The Confederation of Alumni for National Law Universities Foundation (CAN Foundation) in collaboration with the National Law University, Jodhpur and the Gujarat National Law University, Gandhinagar (GNLU), will host the first Justice HR Khanna Memorial National Symposium on August 14.
The Symposium is being organised to commemorate the colossal persona of Late Justice HR Khanna.
It will be conducted on a virtual platform on August 14, 2021, and will be the first one of its kind that has been undertaken by the Foundation with a pair of NLUs.
The Symposium shall see the presence of Justice UU Lalit (Judge, Supreme Court) as the Chief Guest and Justice V Ramasubramanian (Judge, Supreme Court) as the Presiding Guest.
Speaking about the Session, Siddharth R Gupta on behalf of the CAN Foundation stated,
“Justice Khanna showcased all the virtues that a person in power must have. To stand against all adversities and not yield to external pressures at huge risk of personal loss is something only a rarest of rare souls can achieve. Justice Khanna, being well aware that he was going against the government in power and that he would have to suffer its consequences did not let his personal ambitions come in the way of the good of the country. This Symposium is to honour his legacy and to remind ourselves of the contribution of a Judge who truly saved India’s constitutional framework.”
Justice HR Khanna is widely recognized as the lone dissenter in the habeas corpus case
During his tenure as a Supreme Court Judge, Justice Khanna delivered several landmark judgments that have left an indelible imprint on the Constitutional jurisprudence of the country. His dissenting opinion in ADM Jabalpur v. Shivakant Shukla, that personal liberty is the most precious fundamental right, and cannot be trampled upon even during the Emergency, still serves as an inspiration to combat the tyranny of those in power.

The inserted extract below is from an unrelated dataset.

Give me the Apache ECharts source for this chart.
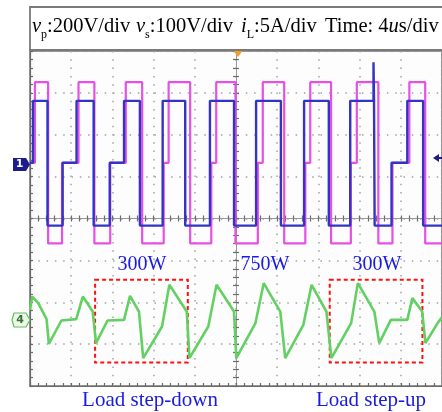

In Kesavananda Bharati v. State of Kerala, wherein there was a tussle between the majority and minority, it was Justice Khanna’s opinion that paved the way for the ‘Basic Structure Doctrine’ and laid down that the Parliament does not possess unbridled power of amending the Constitution.
Further, in Indira Nehru Gandhi v. Raj Narain, through his concurring opinion, Justice Khanna fortified the ‘Basic Structure Doctrine’ and invalidated the 39th Constitutional Amendment Act to the extent it proscribed judicial intervention in matters of the election of the Prime Minister. Justice Khanna also served as the Chairman of the 8th Law Commission of India.
Justice Khanna is remembered for playing an instrumental role in upholding the true intent of the framers of the Constitution and resigned when he was superseded for the post of Chief Justice of India by the erstwhile government at the Centre.
His portrait in Court No. 2 of the Supreme Court bears testimony to his integrity and the valiant efforts put forth by him towards safeguarding the fundamental tenets of democracy.